"""
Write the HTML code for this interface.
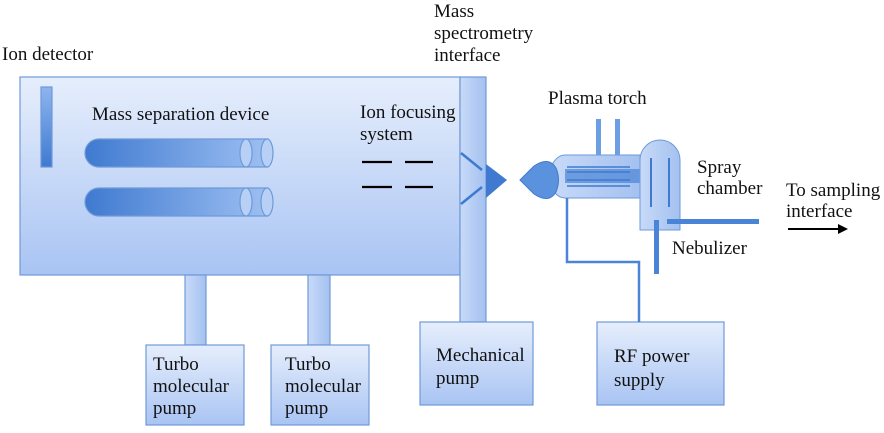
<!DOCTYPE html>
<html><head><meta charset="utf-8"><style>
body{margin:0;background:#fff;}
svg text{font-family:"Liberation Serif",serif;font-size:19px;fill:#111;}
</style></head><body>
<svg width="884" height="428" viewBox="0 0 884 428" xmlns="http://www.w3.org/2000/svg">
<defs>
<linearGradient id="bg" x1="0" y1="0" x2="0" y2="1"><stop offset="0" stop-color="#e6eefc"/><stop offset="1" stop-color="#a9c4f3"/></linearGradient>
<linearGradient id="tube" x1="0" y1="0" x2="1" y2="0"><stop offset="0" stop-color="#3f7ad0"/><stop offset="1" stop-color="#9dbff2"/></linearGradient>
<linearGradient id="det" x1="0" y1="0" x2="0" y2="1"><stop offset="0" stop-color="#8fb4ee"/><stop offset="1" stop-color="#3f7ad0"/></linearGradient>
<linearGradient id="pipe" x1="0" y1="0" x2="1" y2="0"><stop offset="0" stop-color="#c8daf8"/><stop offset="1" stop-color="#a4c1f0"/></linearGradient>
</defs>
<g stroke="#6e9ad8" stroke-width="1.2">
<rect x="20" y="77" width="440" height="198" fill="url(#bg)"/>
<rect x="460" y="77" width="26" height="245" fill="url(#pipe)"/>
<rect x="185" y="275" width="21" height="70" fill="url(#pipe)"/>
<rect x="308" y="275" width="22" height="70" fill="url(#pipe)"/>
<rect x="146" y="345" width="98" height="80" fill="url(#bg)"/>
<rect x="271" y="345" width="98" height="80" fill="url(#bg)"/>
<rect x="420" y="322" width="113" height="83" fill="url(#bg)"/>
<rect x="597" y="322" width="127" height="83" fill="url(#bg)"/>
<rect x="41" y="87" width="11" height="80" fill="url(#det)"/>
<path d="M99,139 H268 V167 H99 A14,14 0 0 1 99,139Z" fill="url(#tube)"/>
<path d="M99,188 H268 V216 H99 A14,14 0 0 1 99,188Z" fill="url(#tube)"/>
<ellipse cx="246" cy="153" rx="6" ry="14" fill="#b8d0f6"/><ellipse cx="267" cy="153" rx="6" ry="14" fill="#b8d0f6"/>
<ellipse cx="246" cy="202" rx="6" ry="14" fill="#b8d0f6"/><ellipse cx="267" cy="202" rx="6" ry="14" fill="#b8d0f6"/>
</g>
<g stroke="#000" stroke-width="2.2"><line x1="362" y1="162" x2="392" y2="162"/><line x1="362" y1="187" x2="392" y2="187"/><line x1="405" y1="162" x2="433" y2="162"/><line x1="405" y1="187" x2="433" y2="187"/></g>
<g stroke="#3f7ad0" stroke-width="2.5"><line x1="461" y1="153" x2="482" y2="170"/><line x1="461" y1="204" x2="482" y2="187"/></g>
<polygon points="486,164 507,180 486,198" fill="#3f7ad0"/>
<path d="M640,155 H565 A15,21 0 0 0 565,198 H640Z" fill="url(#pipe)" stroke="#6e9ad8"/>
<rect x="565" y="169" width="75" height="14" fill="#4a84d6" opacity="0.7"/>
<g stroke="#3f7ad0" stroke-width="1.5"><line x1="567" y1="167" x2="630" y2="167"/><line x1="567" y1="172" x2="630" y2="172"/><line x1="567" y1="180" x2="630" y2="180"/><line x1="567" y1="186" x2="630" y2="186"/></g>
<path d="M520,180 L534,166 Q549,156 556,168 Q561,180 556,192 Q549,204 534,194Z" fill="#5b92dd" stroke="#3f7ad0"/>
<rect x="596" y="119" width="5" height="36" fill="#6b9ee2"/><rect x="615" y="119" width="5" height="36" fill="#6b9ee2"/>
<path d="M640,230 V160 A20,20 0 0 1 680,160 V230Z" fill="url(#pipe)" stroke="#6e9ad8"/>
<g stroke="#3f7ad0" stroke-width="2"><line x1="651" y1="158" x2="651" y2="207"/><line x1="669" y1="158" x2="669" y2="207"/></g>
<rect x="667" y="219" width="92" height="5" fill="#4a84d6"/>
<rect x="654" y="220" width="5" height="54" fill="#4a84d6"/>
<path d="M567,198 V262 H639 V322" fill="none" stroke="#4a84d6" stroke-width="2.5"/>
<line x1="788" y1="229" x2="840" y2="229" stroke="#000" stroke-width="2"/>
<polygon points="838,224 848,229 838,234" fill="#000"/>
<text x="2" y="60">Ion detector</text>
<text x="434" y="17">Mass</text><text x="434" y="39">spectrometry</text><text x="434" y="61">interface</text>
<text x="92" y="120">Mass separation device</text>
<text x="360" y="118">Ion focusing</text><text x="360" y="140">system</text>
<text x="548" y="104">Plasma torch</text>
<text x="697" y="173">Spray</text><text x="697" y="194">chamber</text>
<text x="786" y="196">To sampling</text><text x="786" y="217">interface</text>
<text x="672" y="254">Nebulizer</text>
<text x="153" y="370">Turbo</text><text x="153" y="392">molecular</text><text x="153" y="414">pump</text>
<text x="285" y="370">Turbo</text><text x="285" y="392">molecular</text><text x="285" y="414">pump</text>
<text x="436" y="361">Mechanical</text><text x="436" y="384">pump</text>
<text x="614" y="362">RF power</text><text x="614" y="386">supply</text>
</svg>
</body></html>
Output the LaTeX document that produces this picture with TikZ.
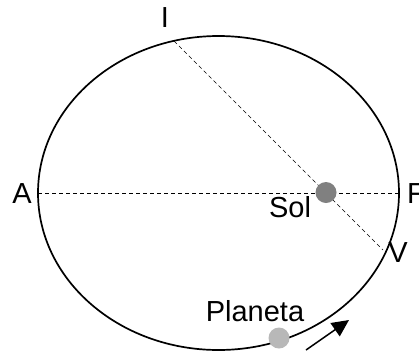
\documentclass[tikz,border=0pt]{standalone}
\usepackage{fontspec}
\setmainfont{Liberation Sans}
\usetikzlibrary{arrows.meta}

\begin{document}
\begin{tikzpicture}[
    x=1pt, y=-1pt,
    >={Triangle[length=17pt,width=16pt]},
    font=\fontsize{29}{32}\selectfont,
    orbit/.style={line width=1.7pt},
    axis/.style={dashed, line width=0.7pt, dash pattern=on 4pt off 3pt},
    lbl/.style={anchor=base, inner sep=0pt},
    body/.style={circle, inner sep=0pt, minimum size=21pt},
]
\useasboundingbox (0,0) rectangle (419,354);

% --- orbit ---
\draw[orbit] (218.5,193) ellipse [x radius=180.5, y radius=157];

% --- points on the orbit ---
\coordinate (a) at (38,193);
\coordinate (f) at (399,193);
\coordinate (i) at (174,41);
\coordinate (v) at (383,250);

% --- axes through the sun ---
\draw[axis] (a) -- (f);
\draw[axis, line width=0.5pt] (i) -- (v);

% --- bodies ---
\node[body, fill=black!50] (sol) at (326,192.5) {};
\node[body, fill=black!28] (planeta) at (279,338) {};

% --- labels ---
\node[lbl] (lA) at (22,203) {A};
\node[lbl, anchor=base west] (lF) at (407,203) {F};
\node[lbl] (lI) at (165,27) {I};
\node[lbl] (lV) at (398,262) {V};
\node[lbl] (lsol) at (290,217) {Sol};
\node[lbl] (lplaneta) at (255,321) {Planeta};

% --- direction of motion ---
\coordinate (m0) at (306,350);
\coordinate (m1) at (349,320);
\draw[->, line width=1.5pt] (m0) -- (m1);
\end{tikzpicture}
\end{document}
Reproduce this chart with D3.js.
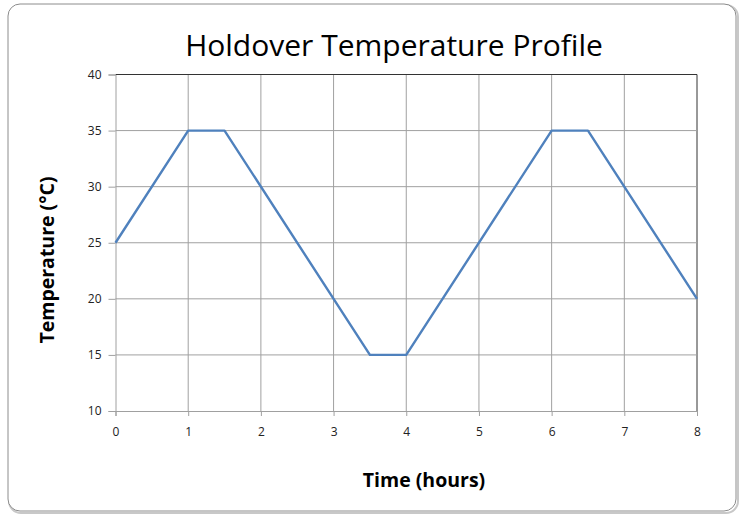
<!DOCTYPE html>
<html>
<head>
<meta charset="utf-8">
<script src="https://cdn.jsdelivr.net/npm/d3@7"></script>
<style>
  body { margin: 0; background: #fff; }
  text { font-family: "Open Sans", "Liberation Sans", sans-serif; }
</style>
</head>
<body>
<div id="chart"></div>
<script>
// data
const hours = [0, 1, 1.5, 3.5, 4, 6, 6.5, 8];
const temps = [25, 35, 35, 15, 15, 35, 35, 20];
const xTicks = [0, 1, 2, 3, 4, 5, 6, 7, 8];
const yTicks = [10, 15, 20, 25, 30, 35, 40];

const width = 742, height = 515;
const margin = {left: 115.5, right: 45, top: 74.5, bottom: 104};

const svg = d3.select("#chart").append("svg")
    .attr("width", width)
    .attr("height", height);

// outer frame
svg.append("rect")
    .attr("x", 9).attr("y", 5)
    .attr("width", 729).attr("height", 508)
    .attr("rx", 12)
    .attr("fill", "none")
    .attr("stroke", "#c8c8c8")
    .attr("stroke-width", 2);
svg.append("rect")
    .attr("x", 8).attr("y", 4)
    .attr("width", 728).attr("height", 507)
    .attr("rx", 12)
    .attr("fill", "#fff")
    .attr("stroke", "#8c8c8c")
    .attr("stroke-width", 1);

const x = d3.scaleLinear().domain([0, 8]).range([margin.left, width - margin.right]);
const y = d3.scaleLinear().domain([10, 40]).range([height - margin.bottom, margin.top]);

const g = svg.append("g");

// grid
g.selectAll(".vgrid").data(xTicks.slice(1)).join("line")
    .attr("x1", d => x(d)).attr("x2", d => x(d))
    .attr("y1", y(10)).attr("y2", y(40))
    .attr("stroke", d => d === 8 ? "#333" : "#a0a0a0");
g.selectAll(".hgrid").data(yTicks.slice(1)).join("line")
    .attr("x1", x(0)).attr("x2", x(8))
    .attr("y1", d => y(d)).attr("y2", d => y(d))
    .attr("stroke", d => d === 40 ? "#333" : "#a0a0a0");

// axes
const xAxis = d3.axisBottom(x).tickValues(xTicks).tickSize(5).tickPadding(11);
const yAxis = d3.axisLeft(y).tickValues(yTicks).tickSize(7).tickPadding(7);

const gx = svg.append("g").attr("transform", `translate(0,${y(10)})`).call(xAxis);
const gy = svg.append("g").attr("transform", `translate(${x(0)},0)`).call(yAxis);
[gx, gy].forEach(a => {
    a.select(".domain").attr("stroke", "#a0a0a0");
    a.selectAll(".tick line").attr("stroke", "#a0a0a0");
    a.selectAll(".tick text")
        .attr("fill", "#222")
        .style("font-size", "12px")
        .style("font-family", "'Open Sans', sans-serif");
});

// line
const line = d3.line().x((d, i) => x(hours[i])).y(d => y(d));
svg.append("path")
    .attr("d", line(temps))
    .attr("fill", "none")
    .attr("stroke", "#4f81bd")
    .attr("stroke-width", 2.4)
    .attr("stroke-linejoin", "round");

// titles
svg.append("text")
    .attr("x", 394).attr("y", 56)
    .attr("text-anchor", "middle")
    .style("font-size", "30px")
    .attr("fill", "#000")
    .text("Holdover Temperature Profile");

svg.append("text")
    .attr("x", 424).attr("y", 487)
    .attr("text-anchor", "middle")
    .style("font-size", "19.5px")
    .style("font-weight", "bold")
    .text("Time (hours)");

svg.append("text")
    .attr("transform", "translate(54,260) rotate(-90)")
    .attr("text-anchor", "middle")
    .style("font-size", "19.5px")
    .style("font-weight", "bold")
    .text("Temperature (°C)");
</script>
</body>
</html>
"""
§ **Brief**:
Above are the records. Print exactly the lines from the one containing "Output the LaTeX" to the one containing "(lplaneta) at (255,321)", both included, and nothing else; pictures are excluded.

§ **Finished task**:
Output the LaTeX document that produces this picture with TikZ.
\documentclass[tikz,border=0pt]{standalone}
\usepackage{fontspec}
\setmainfont{Liberation Sans}
\usetikzlibrary{arrows.meta}

\begin{document}
\begin{tikzpicture}[
    x=1pt, y=-1pt,
    >={Triangle[length=17pt,width=16pt]},
    font=\fontsize{29}{32}\selectfont,
    orbit/.style={line width=1.7pt},
    axis/.style={dashed, line width=0.7pt, dash pattern=on 4pt off 3pt},
    lbl/.style={anchor=base, inner sep=0pt},
    body/.style={circle, inner sep=0pt, minimum size=21pt},
]
\useasboundingbox (0,0) rectangle (419,354);

% --- orbit ---
\draw[orbit] (218.5,193) ellipse [x radius=180.5, y radius=157];

% --- points on the orbit ---
\coordinate (a) at (38,193);
\coordinate (f) at (399,193);
\coordinate (i) at (174,41);
\coordinate (v) at (383,250);

% --- axes through the sun ---
\draw[axis] (a) -- (f);
\draw[axis, line width=0.5pt] (i) -- (v);

% --- bodies ---
\node[body, fill=black!50] (sol) at (326,192.5) {};
\node[body, fill=black!28] (planeta) at (279,338) {};

% --- labels ---
\node[lbl] (lA) at (22,203) {A};
\node[lbl, anchor=base west] (lF) at (407,203) {F};
\node[lbl] (lI) at (165,27) {I};
\node[lbl] (lV) at (398,262) {V};
\node[lbl] (lsol) at (290,217) {Sol};
\node[lbl] (lplaneta) at (255,321) {Planeta};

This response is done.